Dillon Beaulieu, 22, is still missing following a boating accident May 14.
RCMP said that shortly after 8 p.m. they received a report that high winds had overturned a small boat on Lake Manitoba near Langruth.
Two men were thrown into the water —Beaulieu and 25-year-old Rambo Roulette.
Roulette managed to swim to shore and was the last person to see Beaulieu attempting to swim in the water.
On May 17, local searchers found Beaulieu’s shoes about three kilometres away from where the boat capsized.
Since Beaulieu’s disappearance, more than 100 people from CFB Winnipeg, Amaranth RCMP, the Civil Air Search and Rescue Association and Sandy Bay First Nation have been searching for the missing man.
While the cabin owner sympathized with the searchers who are trying to find Beaulieu, she questioned some of the people involved in the search party’s intentions, connecting the increase in activity due to the search to the break-ins of cabins.
"Are they concerned about the guy who could still be alive in the water? Or did you just want to go through the cabins and see what they could steal?" she asked. "It shouldn’t happen."
Amaranth RCMP confirmed the burglaries and vandalism to cabins, which comes at a vulnerable time for homeowners in the area, who are still reeling after being hit hard by last year’s spring flood.

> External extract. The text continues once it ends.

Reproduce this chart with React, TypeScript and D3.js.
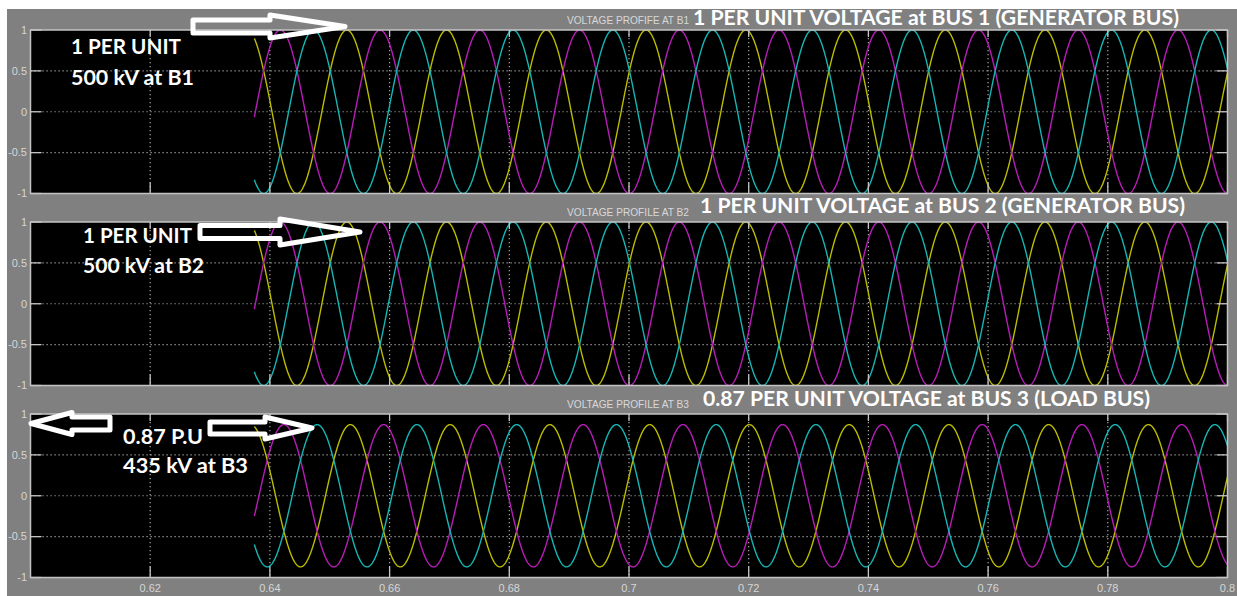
import React, { useRef, useEffect } from "react";
import * as d3 from "d3";

// scope data
const TIME_DOMAIN = [0.6, 0.8];
const X_TICKS = [0.62, 0.64, 0.66, 0.68, 0.7, 0.72, 0.74, 0.76, 0.78, 0.8];
const Y_TICKS = [1, 0.5, 0, -0.5, -1];

const FREQUENCY_HZ = 60;
const WAVE_START = 0.6374;
const WAVE_END = 0.8;
const SAMPLE_STEP = 0.00005;

// three phases: yellow, magenta, cyan
const PHASE_SHIFT_DEG = [0, -120, 120];
const PHASE_COLORS = ["#bcbc00", "#b81cb8", "#16b6b6"];

// per bus
const BUS_AMPLITUDE_PU = [1, 1, 0.87];
const BUS_ANGLE_DEG = [28.4, 28.4, 15.5];
const SCOPE_NAMES = ["VOLTAGE PROFIFE AT B1", "VOLTAGE PROFILE AT B2", "VOLTAGE PROFILE AT B3"];
const BUS_TITLES = [
  "1 PER UNIT VOLTAGE at BUS 1 (GENERATOR BUS)",
  "1 PER UNIT VOLTAGE at BUS 2 (GENERATOR BUS)",
  "0.87 PER UNIT VOLTAGE at BUS 3 (LOAD BUS)",
];
const NOTE_LINE1 = ["1 PER UNIT", "1 PER UNIT", "0.87 P.U"];
const NOTE_LINE2 = ["500 kV at B1", "500 kV at B2", "435 kV at B3"];

const W = 1237;
const H = 596;
const PANEL_TOPS = [30, 222, 414];
const PANEL_H = 163.5;
const PLOT_LEFT = 30.5;
const PLOT_RIGHT = 1227.5;

// layout of the hand drawn labels
const TITLE_POS = [
  { x: 693, y: 24.5, w: 486 },
  { x: 700, y: 213, w: 485 },
  { x: 703, y: 406, w: 447 },
];
const NOTE_POS = [
  { x: 71, y1: 54, w1: 110, y2: 85, w2: 123 },
  { x: 83, y1: 243, w1: 109, y2: 273, w2: 121 },
  { x: 123, y1: 444, w1: 80, y2: 473, w2: 125 },
];
// tail, head base, tip, centre y, shaft half height, head half height
const ARROWS = [
  [193, 270, 345, 26.5, 6.5, 11.5],
  [200, 280, 360, 232, 6.5, 13],
  [110, 72, 31, 423.5, 6.5, 11],
  [210, 265, 312, 428, 6, 11],
];

const arrowPath = ([tail, base, tip, yc, s, h]: number[]) =>
  `M${tail},${yc - s}L${base},${yc - s}L${base},${yc - h}L${tip},${yc}L${base},${yc + h}L${base},${yc + s}L${tail},${yc + s}Z`;

const AXIS_FONT = "Liberation Sans Narrow, Liberation Sans, Arial, sans-serif";
const NOTE_FONT = "Lato, 'Open Sans', sans-serif";

const App = () => {
  const svgRef = useRef<SVGSVGElement | null>(null);

  useEffect(() => {
    const svg = d3.select(svgRef.current);
    svg.selectAll("*").remove();

    svg.append("rect").attr("width", W).attr("height", H).attr("fill", "#fff");
    svg.append("rect").attr("x", 7).attr("y", 9).attr("width", W - 7).attr("height", H - 9).attr("fill", "#808080");

    const x = d3.scaleLinear().domain(TIME_DOMAIN).range([PLOT_LEFT, PLOT_RIGHT]);
    const times = d3.range(WAVE_START, WAVE_END + SAMPLE_STEP / 2, SAMPLE_STEP);
    const omega = 2 * Math.PI * FREQUENCY_HZ;

    PANEL_TOPS.forEach((top, i) => {
      const y = d3.scaleLinear().domain([-1, 1]).range([top + PANEL_H, top]);
      const g = svg.append("g");

      g.append("clipPath")
        .attr("id", `clip${i}`)
        .append("rect")
        .attr("x", PLOT_LEFT)
        .attr("y", top)
        .attr("width", PLOT_RIGHT - PLOT_LEFT)
        .attr("height", PANEL_H);

      g.append("rect")
        .attr("x", PLOT_LEFT)
        .attr("y", top)
        .attr("width", PLOT_RIGHT - PLOT_LEFT)
        .attr("height", PANEL_H)
        .attr("fill", "#000");

      // dotted grid
      g.selectAll(".hgrid")
        .data(Y_TICKS.slice(1, -1))
        .enter()
        .append("line")
        .attr("x1", PLOT_LEFT)
        .attr("x2", PLOT_RIGHT)
        .attr("y1", (d) => y(d))
        .attr("y2", (d) => y(d))
        .attr("stroke", "#a8a8a8")
        .attr("stroke-width", 1.2)
        .attr("stroke-dasharray", "1.2,2.8");
      g.selectAll(".vgrid")
        .data(X_TICKS.slice(0, -1))
        .enter()
        .append("line")
        .attr("x1", (d) => x(d))
        .attr("x2", (d) => x(d))
        .attr("y1", top)
        .attr("y2", top + PANEL_H)
        .attr("stroke", "#a8a8a8")
        .attr("stroke-width", 1.2)
        .attr("stroke-dasharray", "1.2,2.8");

      // phase voltages
      const path = d3
        .line<number[]>()
        .x((d) => x(d[0]))
        .y((d) => y(d[1]));
      PHASE_SHIFT_DEG.forEach((shift, p) => {
        const phi = ((BUS_ANGLE_DEG[i] + shift) * Math.PI) / 180;
        const pts = times.map((t) => [t, BUS_AMPLITUDE_PU[i] * Math.sin(omega * t + phi)]);
        g.append("path")
          .attr("d", path(pts))
          .attr("fill", "none")
          .attr("stroke", PHASE_COLORS[p])
          .attr("stroke-width", 1.4)
          .attr("clip-path", `url(#clip${i})`);
      });

      // frame and ticks
      g.append("rect")
        .attr("x", PLOT_LEFT)
        .attr("y", top)
        .attr("width", PLOT_RIGHT - PLOT_LEFT)
        .attr("height", PANEL_H)
        .attr("fill", "none")
        .attr("stroke", "#c4c4c4")
        .attr("stroke-width", 1.5);

      const tickLen = 11;
      Y_TICKS.forEach((v) => {
        g.append("line")
          .attr("x1", PLOT_LEFT).attr("x2", PLOT_LEFT + tickLen)
          .attr("y1", y(v)).attr("y2", y(v))
          .attr("stroke", "#c4c4c4").attr("stroke-width", 1.3);
        g.append("line")
          .attr("x1", PLOT_RIGHT - tickLen).attr("x2", PLOT_RIGHT)
          .attr("y1", y(v)).attr("y2", y(v))
          .attr("stroke", "#c4c4c4").attr("stroke-width", 1.3);
        g.append("text")
          .attr("x", 27)
          .attr("y", y(v))
          .attr("dy", "0.35em")
          .attr("text-anchor", "end")
          .attr("font-family", AXIS_FONT)
          .attr("font-size", 11)
          .attr("fill", "#d6d6d6")
          .text(String(v));
      });
      X_TICKS.forEach((v) => {
        g.append("line")
          .attr("x1", x(v)).attr("x2", x(v))
          .attr("y1", top).attr("y2", top + 7)
          .attr("stroke", "#c4c4c4").attr("stroke-width", 1.3);
        g.append("line")
          .attr("x1", x(v)).attr("x2", x(v))
          .attr("y1", top + PANEL_H - tickLen).attr("y2", top + PANEL_H)
          .attr("stroke", "#c4c4c4").attr("stroke-width", 1.3);
      });
      if (i === PANEL_TOPS.length - 1) {
        g.selectAll(".xlab")
          .data(X_TICKS)
          .enter()
          .append("text")
          .attr("x", (d) => x(d))
          .attr("y", top + PANEL_H + 14)
          .attr("text-anchor", "middle")
          .attr("font-family", AXIS_FONT)
          .attr("font-size", 11)
          .attr("fill", "#d6d6d6")
          .text((d) => String(d));
      }

      // titles
      g.append("text")
        .attr("x", 567)
        .attr("y", top - 6)
        .attr("font-family", AXIS_FONT)
        .attr("font-size", 10.5)
        .attr("fill", "#d8d8d8")
        .attr("textLength", 122)
        .attr("lengthAdjust", "spacingAndGlyphs")
        .text(SCOPE_NAMES[i]);
      g.append("text")
        .attr("x", TITLE_POS[i].x)
        .attr("y", TITLE_POS[i].y)
        .attr("font-family", NOTE_FONT)
        .attr("font-weight", "bold")
        .attr("font-size", 20.5)
        .attr("fill", "#fff")
        .attr("textLength", TITLE_POS[i].w)
        .attr("lengthAdjust", "spacingAndGlyphs")
        .text(BUS_TITLES[i]);
    });

    // hand drawn notes
    ARROWS.forEach((a) => {
      svg.append("path")
        .attr("d", arrowPath(a))
        .attr("fill", "none")
        .attr("stroke", "#fff")
        .attr("stroke-width", 5)
        .attr("stroke-linejoin", "round");
    });
    NOTE_POS.forEach((n, i) => {
      [
        [NOTE_LINE1[i], n.y1, n.w1],
        [NOTE_LINE2[i], n.y2, n.w2],
      ].forEach(([txt, yy, ww]) => {
        svg.append("text")
          .attr("x", n.x)
          .attr("y", yy as number)
          .attr("font-family", NOTE_FONT)
          .attr("font-weight", "bold")
          .attr("font-size", 20.5)
          .attr("fill", "#fff")
          .attr("textLength", ww as number)
          .attr("lengthAdjust", "spacingAndGlyphs")
          .text(txt as string);
      });
    });
  }, []);

  return (
    <svg
      ref={svgRef}
      width={W}
      height={H}
      style={{ position: "absolute", left: 0, top: 0, display: "block" }}
    ></svg>
  );
};

export default App;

"That’s what really gets me because we’re down and out and people are breaking into cabins," she said. "Our cabin door frame was smashed and they had thrown everything around."

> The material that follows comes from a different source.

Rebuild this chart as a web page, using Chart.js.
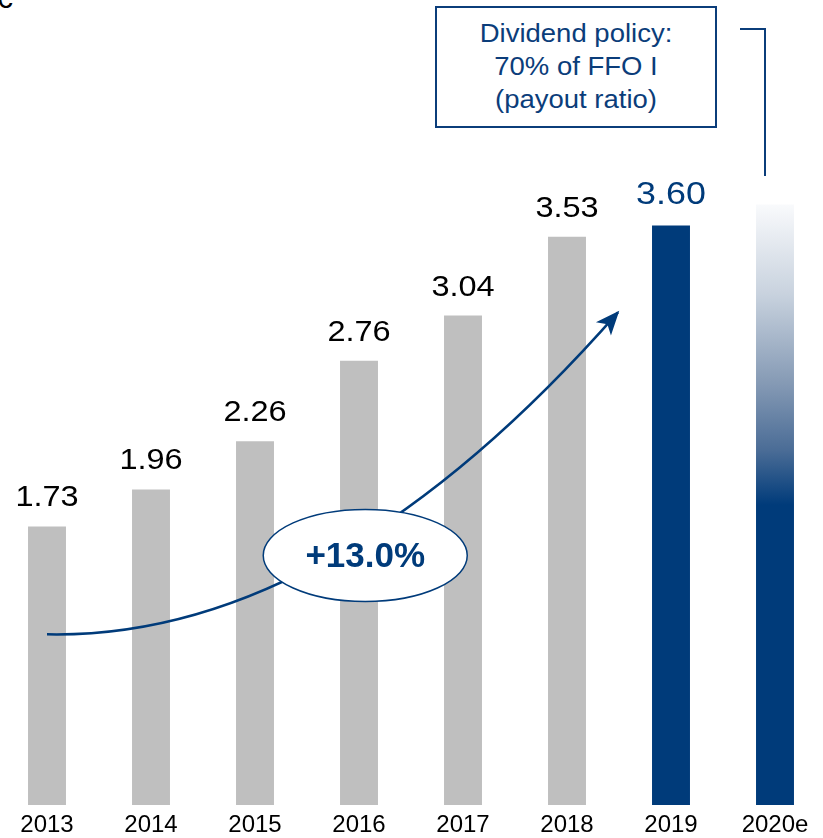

After surveying the damage to the house and shed, the homeowners turned their attention to what was missing.
Money, tools and a barbecue were gone. Following a sand trail in the beach turned up the barbecue, but it was something sentimental inside the cabin that was vandalized that really frustrated the cabin owner.

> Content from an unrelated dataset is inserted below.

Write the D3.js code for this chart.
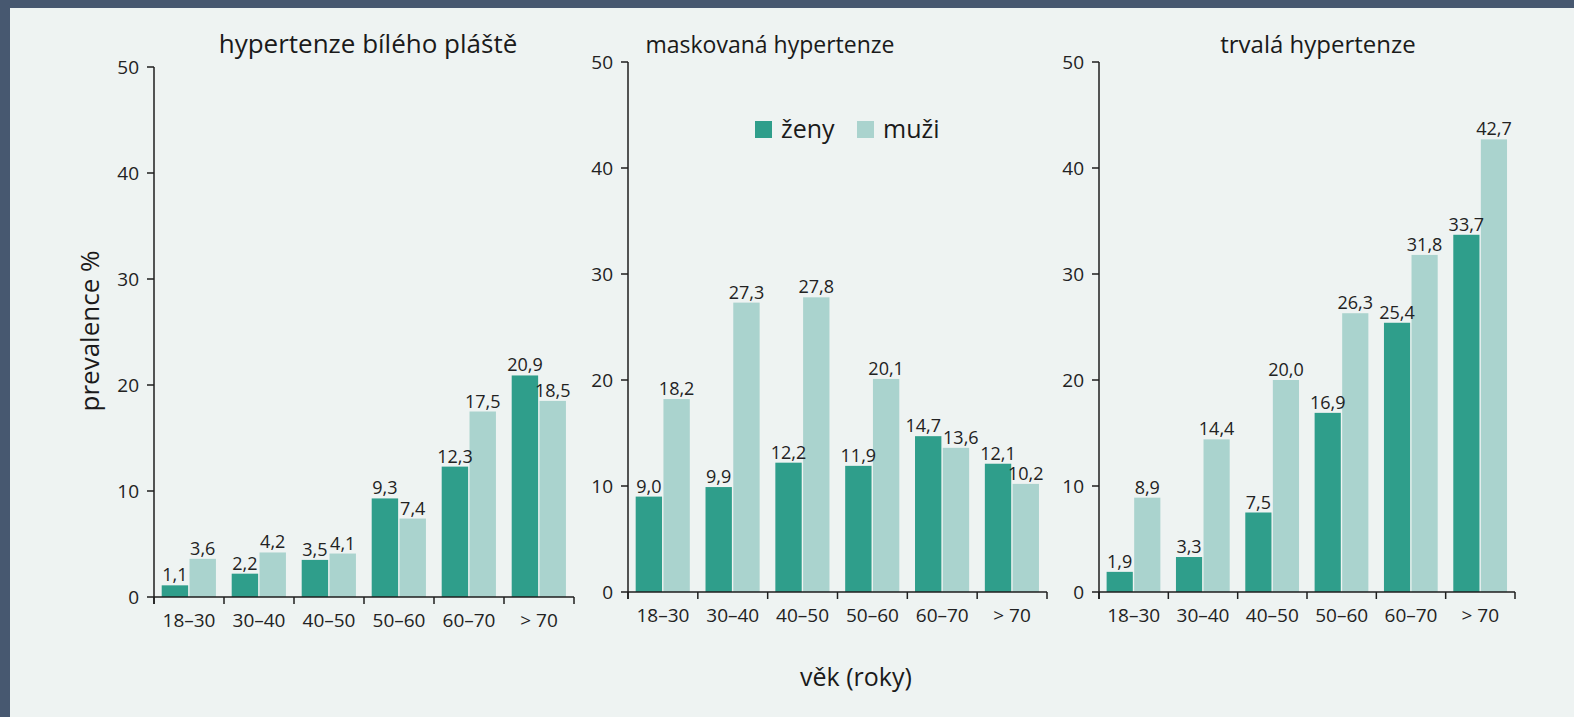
<!DOCTYPE html>
<html lang="cs">
<head>
    <meta charset="UTF-8">
    <title>Prevalence hypertenze podle věku</title>
    <script src="https://d3js.org/d3.v7.min.js"></script>
    <style>
        body { margin: 0; background: #475870; }
        svg { display: block; font-family: "Open Sans", sans-serif; }
        .tick-label { font-size: 19px; fill: #222; }
        .value-label { font-size: 18px; fill: #222; }
        .title { fill: #1a1a1a; }
        .axis-title, .legend-text { font-size: 25px; fill: #1a1a1a; }
        .y-title { font-size: 26px; }
        .axis-line { stroke: #1e1e1e; stroke-width: 1.5px; fill: none; }
    </style>
</head>
<body>
    <svg id="chart"></svg>

    <script>
        // categories
        var ageGroups = ["18–30", "30–40", "40–50", "50–60", "60–70", "> 70"];
        var sexes = ["ženy", "muži"];
        var yTicks = [0, 10, 20, 30, 40, 50];

        // values (prevalence %)
        var whiteCoatZeny = [1.1, 2.2, 3.5, 9.3, 12.3, 20.9];
        var whiteCoatMuzi = [3.6, 4.2, 4.1, 7.4, 17.5, 18.5];
        var maskedZeny = [9.0, 9.9, 12.2, 11.9, 14.7, 12.1];
        var maskedMuzi = [18.2, 27.3, 27.8, 20.1, 13.6, 10.2];
        var sustainedZeny = [1.9, 3.3, 7.5, 16.9, 25.4, 33.7];
        var sustainedMuzi = [8.9, 14.4, 20.0, 26.3, 31.8, 42.7];

        var width = 1574, height = 717;
        var colors = { "ženy": "#2f9e8b", "muži": "#aad3ce" };

        var svg = d3.select('#chart')
            .attr('width', width)
            .attr('height', height);

        // light panel on the dark frame
        svg.append('rect')
            .attr('x', 10).attr('y', 8)
            .attr('width', width - 10).attr('height', height - 8)
            .attr('fill', '#eef3f2');

        var panels = [
            { title: "hypertenze bílého pláště", zeny: whiteCoatZeny, muzi: whiteCoatMuzi,
              left: 154, right: 574, top: 67, bottom: 597, titleX: 368, titleSize: 26 },
            { title: "maskovaná hypertenze", zeny: maskedZeny, muzi: maskedMuzi,
              left: 628, right: 1047, top: 62, bottom: 592, titleX: 770, titleSize: 23 },
            { title: "trvalá hypertenze", zeny: sustainedZeny, muzi: sustainedMuzi,
              left: 1099, right: 1515, top: 62, bottom: 592, titleX: 1318, titleSize: 24 }
        ];

        var fmt = function(v) { return d3.format(".1f")(v).replace('.', ','); };

        panels.forEach(function(p) {
            var g = svg.append('g');

            var x0 = d3.scaleBand().domain(ageGroups).range([p.left, p.right]).padding(0);
            var bw = x0.bandwidth();
            var x1 = d3.scaleBand().domain(sexes)
                .range([bw * 0.11, bw * 0.885]).paddingInner(0.05);
            var y = d3.scaleLinear().domain([0, 50]).range([p.bottom, p.top]);

            var rows = ageGroups.map(function(a, i) {
                return { age: a, values: [
                    { sex: "ženy", value: p.zeny[i] },
                    { sex: "muži", value: p.muzi[i] }
                ]};
            });

            var groups = g.selectAll('.group')
                .data(rows)
                .enter().append('g')
                .attr('transform', function(d) { return 'translate(' + x0(d.age) + ',0)'; });

            groups.selectAll('rect')
                .data(function(d) { return d.values; })
                .enter().append('rect')
                .attr('x', function(d) { return x1(d.sex); })
                .attr('width', x1.bandwidth())
                .attr('y', function(d) { return y(d.value); })
                .attr('height', function(d) { return y(0) - y(d.value); })
                .attr('fill', function(d) { return colors[d.sex]; });

            groups.selectAll('.value-label')
                .data(function(d) { return d.values; })
                .enter().append('text')
                .attr('class', 'value-label')
                .attr('x', function(d) { return x1(d.sex) + x1.bandwidth() / 2; })
                .attr('y', function(d) { return y(d.value) - 4; })
                .attr('text-anchor', 'middle')
                .text(function(d) { return fmt(d.value); });

            // push apart the two labels of a group when they would collide
            groups.each(function() {
                var labels = d3.select(this).selectAll('.value-label').nodes();
                var a = labels[0], b = labels[1];
                var ya = +a.getAttribute('y'), yb = +b.getAttribute('y');
                if (Math.abs(ya - yb) > 18) return;
                var wa = a.getComputedTextLength(), wb = b.getComputedTextLength();
                var xa = +a.getAttribute('x'), xb = +b.getAttribute('x');
                var overlap = (xa + wa / 2 + 2) - (xb - wb / 2);
                if (overlap > 0) {
                    a.setAttribute('x', xa - overlap / 2);
                    b.setAttribute('x', xb + overlap / 2);
                }
            });

            // y axis
            g.append('line').attr('class', 'axis-line')
                .attr('x1', p.left).attr('x2', p.left)
                .attr('y1', y(50)).attr('y2', y(0) + 7);
            g.selectAll('.ytick')
                .data(yTicks)
                .enter().append('line').attr('class', 'axis-line')
                .attr('x1', p.left - 7).attr('x2', p.left)
                .attr('y1', function(d) { return y(d); })
                .attr('y2', function(d) { return y(d); });
            g.selectAll('.ylabel')
                .data(yTicks)
                .enter().append('text')
                .attr('class', 'tick-label')
                .attr('x', p.left - 15)
                .attr('y', function(d) { return y(d); })
                .attr('dy', '0.35em')
                .attr('text-anchor', 'end')
                .text(function(d) { return d; });

            // x axis
            g.append('line').attr('class', 'axis-line')
                .attr('x1', p.left).attr('x2', p.right)
                .attr('y1', y(0)).attr('y2', y(0));
            var bounds = ageGroups.map(function(a) { return x0(a); }).concat([p.right]);
            g.selectAll('.xtick')
                .data(bounds)
                .enter().append('line').attr('class', 'axis-line')
                .attr('x1', function(d) { return d; }).attr('x2', function(d) { return d; })
                .attr('y1', y(0)).attr('y2', y(0) + 7);
            g.selectAll('.xlabel')
                .data(ageGroups)
                .enter().append('text')
                .attr('class', 'tick-label')
                .attr('x', function(d) { return x0(d) + bw / 2; })
                .attr('y', y(0) + 30)
                .attr('text-anchor', 'middle')
                .text(function(d) { return d; });

            // panel title
            g.append('text')
                .attr('class', 'title')
                .attr('x', p.titleX).attr('y', 53)
                .attr('text-anchor', 'middle')
                .style('font-size', p.titleSize + 'px')
                .text(p.title);
        });

        // legend
        var legend = svg.append('g').attr('transform', 'translate(755,121)');
        var legendX = [0, 102];
        sexes.forEach(function(s, i) {
            legend.append('rect')
                .attr('x', legendX[i]).attr('y', 0)
                .attr('width', 17).attr('height', 17)
                .attr('fill', colors[s]);
            legend.append('text')
                .attr('class', 'legend-text')
                .attr('x', legendX[i] + 26).attr('y', 17)
                .text(s);
        });

        // axis titles
        svg.append('text')
            .attr('class', 'axis-title y-title')
            .attr('transform', 'translate(99,331) rotate(-90)')
            .attr('text-anchor', 'middle')
            .text('prevalence %');

        svg.append('text')
            .attr('class', 'axis-title')
            .attr('x', 856).attr('y', 686)
            .attr('text-anchor', 'middle')
            .text('věk (roky)');
    </script>
</body>
</html>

"What really upset me is that we had a nice five-by-seven picture of our son and daughter-in-law from Mexico, and they took a pen and scratched right into the picture — why did you have to do that?" she asked.
The cabin owners hauled everything out of the cabin on Saturday, putting items into storage until they can be dealt with at a later date.
Power to the cabins has been cut off since the flood and won’t be restored until the residence meets new flood criteria from the provincial government, which includes changes to the foundation and height of the cabin, the homeowner said.
The break-ins aren’t the only fear for the homeowners who say they have been promised money from the provincial government verbally, but any time they try to get something in writing they are given the run around.
"We’re going to do all of the work without power," she said. "The government is saying we have to pay for it up front and then submit the bills, but that scares me, too."